Menurut Babe, proyek ini diduga telah ada konspirasi antara mafia-mafia tanah dan mafia proyek serta pemerintah terkait.

“Gubernur telah mengeluarkan SK no 222 tahun 2020 tentang pemindahan makam. Dan di SK tersebut jelas tertulis harus melibatkan pihak keluarga. Namun kenyataannya kami selaku keluarga ahli waris makam tidak dilibatkan,” tegas Babe.

“Kami keluarga sampai saat ini welcome untuk cari solusi, mari semua pihak-pihak yang terlibat kita duduk bersama untuk mencari solusi.
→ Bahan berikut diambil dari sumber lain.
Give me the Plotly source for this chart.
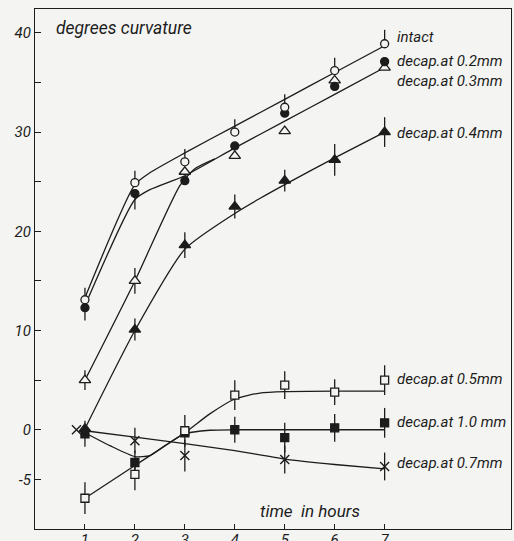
import plotly.graph_objects as go

# ---------------- data ----------------
hours = [1, 2, 3, 4, 5, 6, 7]

intact = [13.1, 24.9, 27.0, 30.0, 32.5, 36.2, 38.9]
decap_02 = [12.3, 23.8, 25.1, 28.6, 31.9, 34.6, 37.1]
decap_03 = [5.0, 15.0, 26.0, 27.6, 30.1, 35.2, 36.5]
decap_04 = [0.1, 10.1, 18.6, 22.5, 25.1, 27.2, 30.0]
decap_05 = [-6.9, -4.5, -0.1, 3.5, 4.5, 3.8, 5.0]
decap_10 = [-0.4, -3.3, -0.3, 0.0, -0.8, 0.2, 0.7]
decap_07_hours = [0.83, 2, 3, 5, 7]
decap_07 = [0.0, -1.1, -2.6, -3.0, -3.7]

# error bars (upper / lower half-lengths)
intact_err_up = [1.2, 1.2, 1.3, 1.3, 1.3, 1.3, 1.4]
intact_err_dn = [0, 0, 0, 0, 0, 0, 0]
decap_02_err_up = [0, 0, 0, 0, 0, 0, 0]
decap_02_err_dn = [1.3, 1.6, 0, 0, 0, 0, 0]
decap_03_err = [1.0, 1.3, 0, 0, 0, 0, 0]
decap_04_err = [0, 1.1, 1.3, 1.2, 1.1, 1.6, 1.5]
decap_05_err = [1.6, 1.6, 1.6, 1.5, 1.4, 1.3, 1.5]
decap_10_err = [1.3, 1.2, 0, 1.3, 1.5, 1.4, 1.5]
decap_07_err = [0, 1.3, 1.6, 1.4, 1.4]

# fitted curves drawn by hand in the original
intact_curve_x = [1, 2, 2.3, 3, 4, 5, 6, 7]
intact_curve_y = [13.3, 24.7, 25.9, 27.9, 30.6, 33.3, 36.0, 38.7]
decap_02_curve_x = [1, 2, 2.3, 3, 4, 5, 6, 7]
decap_02_curve_y = [12.5, 23.2, 24.2, 25.6, 28.4, 31.1, 33.8, 36.5]
decap_03_curve_x = [1, 2, 2.9, 3.2, 3.6]
decap_03_curve_y = [5.0, 15.0, 24.6, 26.3, 27.3]
decap_04_curve_x = [1, 2, 3, 4, 4.5, 5, 6, 7]
decap_04_curve_y = [0.1, 10.0, 18.2, 21.8, 23.3, 24.7, 27.4, 30.0]
decap_05_curve_x = [1, 2, 3, 3.5, 4, 4.5, 5, 6, 7]
decap_05_curve_y = [-6.9, -3.6, -0.3, 1.6, 3.1, 3.7, 3.85, 3.9, 3.9]
decap_10_curve_x = [1, 1.5, 2, 2.3, 2.6, 3, 3.5, 4, 5, 6, 7]
decap_10_curve_y = [-0.3, -1.6, -2.7, -2.6, -1.6, -0.4, -0.05, 0, 0, 0, 0]
decap_07_curve_x = [1, 2, 3, 4, 5, 6, 7]
decap_07_curve_y = [-0.1, -0.75, -1.4, -2.1, -2.95, -3.5, -3.95]

y_tickvals = [-5, 0, 5, 10, 15, 20, 25, 30, 35, 40]
y_ticktext = ["-5", "0", "", "10", "", "20", "", "30", "", "40"]

labels = ["intact", "decap.at 0.2mm", "decap.at 0.3mm", "decap.at 0.4mm",
          "decap.at 0.5mm", "decap.at 1.0 mm", "decap.at 0.7mm"]
label_y = [39.6, 37.2, 35.1, 29.9, 5.1, 0.8, -3.3]

# ---------------- styling ----------------
INK = "#1c1c1c"
BG = "#f4f4f2"
FONT = "Roboto, sans-serif"

fig = go.Figure()

curves = [
    (intact_curve_x, intact_curve_y),
    (decap_02_curve_x, decap_02_curve_y),
    (decap_03_curve_x, decap_03_curve_y),
    (decap_04_curve_x, decap_04_curve_y),
    (decap_05_curve_x, decap_05_curve_y),
    (decap_10_curve_x, decap_10_curve_y),
    (decap_07_curve_x, decap_07_curve_y),
]
for cx, cy in curves:
    fig.add_trace(go.Scatter(x=cx, y=cy, mode="lines",
                             line=dict(color=INK, width=1.3, shape="spline", smoothing=0.6),
                             hoverinfo="skip", showlegend=False))


def pts(x, y, symbol, fill, size, up, dn):
    fig.add_trace(go.Scatter(
        x=x, y=y, mode="markers", showlegend=False,
        marker=dict(symbol=symbol, size=size, color=fill,
                    line=dict(color=INK, width=1.3)),
        error_y=dict(type="data", symmetric=False, array=up, arrayminus=dn,
                     color=INK, thickness=1.3, width=0),
    ))


pts(hours, decap_04, "triangle-up", INK, 10, decap_04_err, decap_04_err)
pts(hours, decap_03, "triangle-up", BG, 10, decap_03_err, decap_03_err)
pts(hours, decap_02, "circle", INK, 8, decap_02_err_up, decap_02_err_dn)
pts(hours, intact, "circle", BG, 8, intact_err_up, intact_err_dn)
pts(hours, decap_10, "square", INK, 8, decap_10_err, decap_10_err)
pts(hours, decap_05, "square", BG, 8, decap_05_err, decap_05_err)
fig.add_trace(go.Scatter(
    x=decap_07_hours, y=decap_07, mode="markers", showlegend=False,
    marker=dict(symbol="x-thin", size=9, color=INK, line=dict(color=INK, width=1.4)),
    error_y=dict(type="data", array=decap_07_err, color=INK, thickness=1.3, width=0),
))

annotations = []
for txt, yy in zip(labels, label_y):
    annotations.append(dict(x=7.2, y=yy, text="<i>" + txt + "</i>", showarrow=False,
                            xanchor="left", yanchor="middle",
                            font=dict(family=FONT, size=15, color=INK)))
annotations.append(dict(x=0.38, y=40.5, text="<i>degrees curvature</i>", showarrow=False,
                        xanchor="left", yanchor="middle",
                        font=dict(family=FONT, size=17.5, color=INK)))
annotations.append(dict(x=4.47, y=-8.2, text="<i>time  in hours</i>", showarrow=False,
                        xanchor="left", yanchor="middle",
                        font=dict(family=FONT, size=17, color=INK)))

fig.update_layout(
    width=514, height=541,
    margin=dict(l=35, r=3, t=9, b=12),
    paper_bgcolor=BG, plot_bgcolor=BG,
    annotations=annotations,
    xaxis=dict(range=[0, 9.53], tickvals=hours, ticktext=[str(h) for h in hours],
               ticks="inside", ticklen=5, tickwidth=1.2, tickcolor=INK,
               showline=True, linecolor=INK, linewidth=1.3, mirror=True,
               showgrid=False, zeroline=False, automargin=False,
               ticklabelstandoff=-3,
               tickfont=dict(family=FONT, size=15, color=INK, style="italic")),
    yaxis=dict(range=[-10, 42.4], tickvals=y_tickvals, ticktext=y_ticktext,
               ticks="inside", ticklen=6, tickwidth=1.2, tickcolor=INK,
               showline=True, linecolor=INK, linewidth=1.3, mirror=True,
               showgrid=False, zeroline=False, automargin=False,
               tickfont=dict(family=FONT, size=15, color=INK, style="italic")),
)

fig.write_html(
    "out.html",
    config={"displayModeBar": False},
    post_script="document.body.style.margin='0';document.body.style.overflow='hidden';"
                "document.body.style.background='" + BG + "';",
)
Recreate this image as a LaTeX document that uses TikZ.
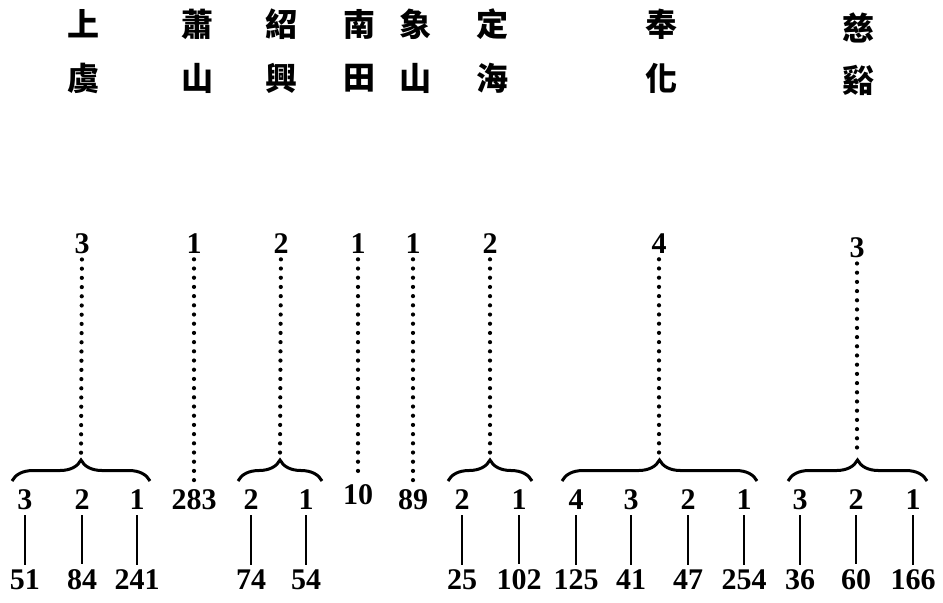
\documentclass[tikz,border=0pt]{standalone}
\usepackage{fontspec}
\setmainfont{Liberation Serif}
\newfontfamily\cjk{Noto Sans CJK TC}
\usetikzlibrary{decorations.pathreplacing}

\begin{document}
\begin{tikzpicture}[
  x=0.5pt, y=-0.5pt,
  place/.style={font=\cjk\bfseries\fontsize{16}{18}\selectfont, inner sep=0pt},
  num/.style={font=\bfseries\fontsize{15}{17}\selectfont, inner sep=2.5pt},
  dotline/.style={line width=2.1pt, line cap=round, dash pattern=on 0pt off 4.6pt},
  brc/.style={line width=1.5pt, decorate, decoration={brace, amplitude=10.5pt}},
  stem/.style={line width=1.4pt},
]
\useasboundingbox (0,0) rectangle (943,602);

% ---- 上虞 --------------------------------------------------------------
\node[place] (shangyu-a) at (83,24) {上};
\node[place] (shangyu-b) at (83,78) {虞};
\node[num]   (shangyu)   at (82,244) {3};
\coordinate (shangyu-l)   at (12,481);
\coordinate (shangyu-r)   at (150,481);
\coordinate (shangyu-tip) at (81,455);
\draw[dotline] (shangyu) -- (shangyu-tip);
\draw[brc] (shangyu-l) -- (shangyu-r);
\foreach \x/\k/\n [count=\i] in {25/3/51, 82/2/84, 137/1/241}{
  \node[num] (shangyu-k\i) at (\x,500) {\k};
  \node[num] (shangyu-n\i) at (\x,580) {\n};
  \draw[stem] (shangyu-k\i) -- (shangyu-n\i);
}

% ---- 蕭山 --------------------------------------------------------------
\node[place] (xiaoshan-a) at (197,24) {蕭};
\node[place] (xiaoshan-b) at (197,78) {山};
\node[num]   (xiaoshan)   at (194,244) {1};
\node[num]   (xiaoshan-k) at (194,500) {283};
\draw[dotline] (xiaoshan) -- (xiaoshan-k);

% ---- 紹興 --------------------------------------------------------------
\node[place] (shaoxing-a) at (281,24) {紹};
\node[place] (shaoxing-b) at (281,78) {興};
\node[num]   (shaoxing)   at (281,244) {2};
\coordinate (shaoxing-l)   at (238,481);
\coordinate (shaoxing-r)   at (322,481);
\coordinate (shaoxing-tip) at (280,455);
\draw[dotline] (shaoxing) -- (shaoxing-tip);
\draw[brc] (shaoxing-l) -- (shaoxing-r);
\foreach \x/\k/\n [count=\i] in {251/2/74, 306/1/54}{
  \node[num] (shaoxing-k\i) at (\x,500) {\k};
  \node[num] (shaoxing-n\i) at (\x,580) {\n};
  \draw[stem] (shaoxing-k\i) -- (shaoxing-n\i);
}

% ---- 南田 --------------------------------------------------------------
\node[place] (nantian-a) at (359,24) {南};
\node[place] (nantian-b) at (359,78) {田};
\node[num]   (nantian)   at (358,244) {1};
\node[num]   (nantian-k) at (358,495) {10};
\draw[dotline] (nantian) -- (nantian-k);

% ---- 象山 --------------------------------------------------------------
\node[place] (xiangshan-a) at (415,24) {象};
\node[place] (xiangshan-b) at (415,78) {山};
\node[num]   (xiangshan)   at (413,244) {1};
\node[num]   (xiangshan-k) at (413,500) {89};
\draw[dotline] (xiangshan) -- (xiangshan-k);

% ---- 定海 --------------------------------------------------------------
\node[place] (dinghai-a) at (492,24) {定};
\node[place] (dinghai-b) at (492,78) {海};
\node[num]   (dinghai)   at (490,244) {2};
\coordinate (dinghai-l)   at (448,481);
\coordinate (dinghai-r)   at (532,481);
\coordinate (dinghai-tip) at (490,455);
\draw[dotline] (dinghai) -- (dinghai-tip);
\draw[brc] (dinghai-l) -- (dinghai-r);
\foreach \x/\k/\n [count=\i] in {462/2/25, 519/1/102}{
  \node[num] (dinghai-k\i) at (\x,500) {\k};
  \node[num] (dinghai-n\i) at (\x,580) {\n};
  \draw[stem] (dinghai-k\i) -- (dinghai-n\i);
}

% ---- 奉化 --------------------------------------------------------------
\node[place] (fenghua-a) at (661,24) {奉};
\node[place] (fenghua-b) at (661,78) {化};
\node[num]   (fenghua)   at (659,244) {4};
\coordinate (fenghua-l)   at (562,481);
\coordinate (fenghua-r)   at (757,481);
\coordinate (fenghua-tip) at (659,455);
\draw[dotline] (fenghua) -- (fenghua-tip);
\draw[brc] (fenghua-l) -- (fenghua-r);
\foreach \x/\k/\n [count=\i] in {576/4/125, 631/3/41, 688/2/47, 744/1/254}{
  \node[num] (fenghua-k\i) at (\x,500) {\k};
  \node[num] (fenghua-n\i) at (\x,580) {\n};
  \draw[stem] (fenghua-k\i) -- (fenghua-n\i);
}

% ---- 慈谿 --------------------------------------------------------------
\node[place] (cixi-a) at (858,28) {慈};
\node[place] (cixi-b) at (858,80) {谿};
\node[num]   (cixi)   at (857,248) {3};
\coordinate (cixi-l)   at (788,481);
\coordinate (cixi-r)   at (927,481);
\coordinate (cixi-tip) at (857,455);
\draw[dotline] (cixi) -- (cixi-tip);
\draw[brc] (cixi-l) -- (cixi-r);
\foreach \x/\k/\n [count=\i] in {800/3/36, 856/2/60, 913/1/166}{
  \node[num] (cixi-k\i) at (\x,500) {\k};
  \node[num] (cixi-n\i) at (\x,580) {\n};
  \draw[stem] (cixi-k\i) -- (cixi-n\i);
}

\end{tikzpicture}
\end{document}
Kami sebagai anak bangsa dan saya mewakili seluruh ahli waris, mendukung program pemerintah untuk proyek jalan ini apalagi di daerah kami. Tetapi bukan begini caranya, semua punya solusi, apakah karena proyek jalan pemerintah harus merugikan masyarakat,” tandasnya

Asnat Baginda mewakili seluruh ahli waris keluarga, meminta pertanggung jawaban dan keadilan atas pembongkaran kuburan leluhur mereka. Karena hingga saat ini keluarga Asnat Baginda tidak mengetahui di mana tulang belulang dotu atau leluhur mereka.